In an appropriate kick off to Hunger Action Week in Seattle, a report about the success of programs like basic food assistance was released in New York on Monday.  “Policy Affects Poverty“, while only focusing on New York City, shows that an additional 250,000 people would have fallen into poverty if it were not for increased and aggressive efforts to enroll people in the basic food program.  Combined with federal tax credits like the Making Work Pay Credit and increased eligibility for the EITC kept the poverty rate stable in New York City.  With “official” unemployment at nearly ten percent for the majority of the past two years and actual unemployment near fifteen percent, stable is quite an achievement.

These programs work and as legislatures across the country and the Congress struggle to write budgets for the coming year it is unfortunate both Republicans and Democrats attempt to balance budgets by cutting these programs and others.  In December, the President negotiated away the Making Work Pay credit as he compromised with Republicans and extend the Bush-Era tax cuts.  Low-income Americans were the only people to see their taxes go up in the deal.

Following that the new Congress came into power and promptly began to grandstand about reducing the size of Government by making cuts to programs that have sustained low and middle-income Americans throughout the recession.  President Obama followed suit, compromising before he had to.  Mr.

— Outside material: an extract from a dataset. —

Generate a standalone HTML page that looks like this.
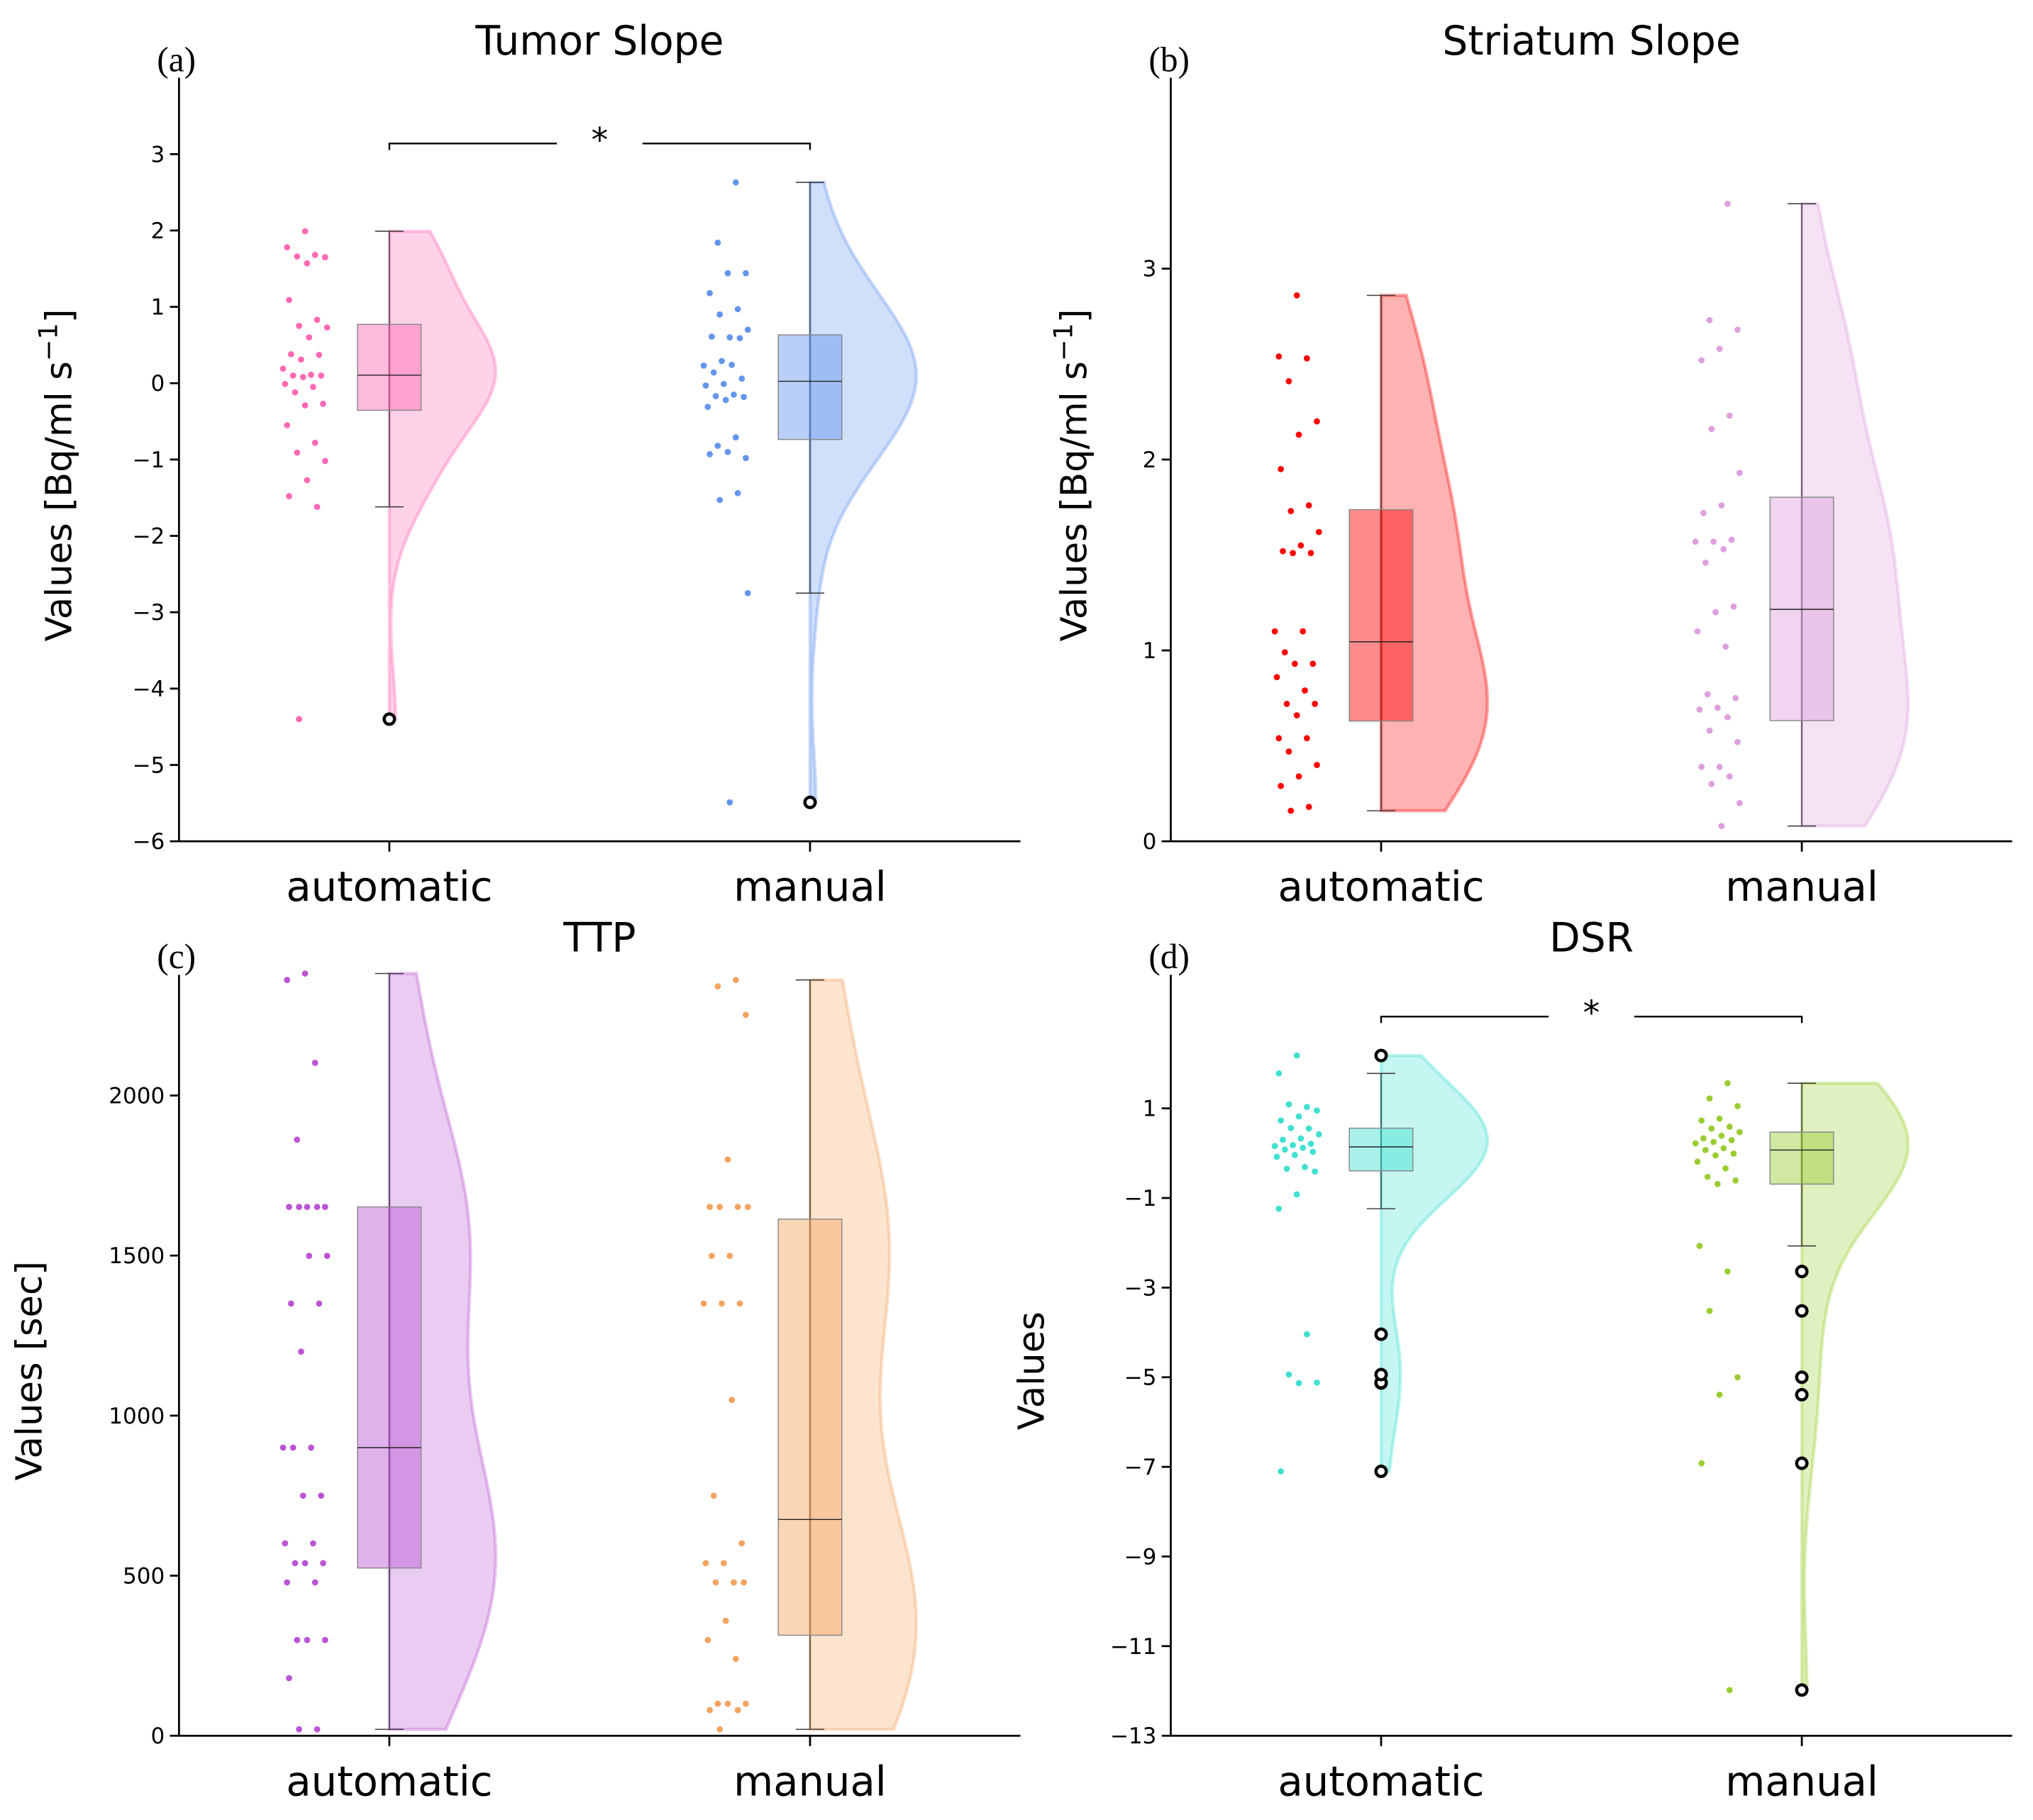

Obama released his proposed reductions to the current fiscal year (which we still do not have a budget for).  These cuts included nearly halving the LIHEAP program, which provides funding for local agencies to help vulnerable Americans keep their heat on in the winter.  He also proposed significant reductions to the Community Service and Community Development Block Grant Programs.

The Republicans, for their part, have decided that the best way to balance the budget to end funding to community health centers, which are sometimes the only health care option for the most vulnerable Americans.  House GOPers have also made reductions to Maternal and Child Health Block Grants, to HUD Community Development, and the Legal Service Corporation.  The LSC provides legal services and access to the judicial system for poor Americans.

States are suffering and are in an even more difficult position than the Federal government.  While Congress might not want to, they can propose deficit spending.  Most states must balance their budgets year in and year out.  With few options and a fair amount of new Republican legislatures that means cuts to state and municipal budgets.  Stop gap security programs like Disability Lifeline in Washington State, which provides a paltry $339 per month and basic health care for unemployable Washingtonians with disabilities, is likely to end.

Reducing funding or ending programs that keep Americans out of poverty, that provide access to food and health care and to legal services will only cost us more in the long run.  Aggressive outreach to enroll people into basic food programs means more people had money to purchase food.  Increased enrollment is vital, but just as important was raising the benefit.  The perverse thing about the basic food program is that people receive less money per person as the family grows.  While the individual benefit generally maxes out at $7 dollars, a family of two receives $12 and a family of three will get $18.  As Joel Berg, executive director of the  New York City Coalition Against Hunger said, “The added equivalent of income to buy food has been a lifesaver.”

Despite the recession, or rather because of it, now is the time to invest in the resources to keep people out of poverty.  We need to follow New York City’s lead and reach out to every eligible family to provide the information and resources and programs necessary to help them raise themselves out of poverty.  We don’t have to raise everyone’s taxes to do it, though there is something to shared sacrifice.  We can close loopholes in the tax code for corporations, we can begin the conversation about reforming Social Security, Medicare, and Medicaid.

It is not a time to fall back on old clichés about bootstraps and pulling oneself up.  Social Security was created during the depression and has kept millions of people out of poverty.  Medicare and Medicaid were created and enhanced during times of need.  We can do it again.  And we can do it responsibly.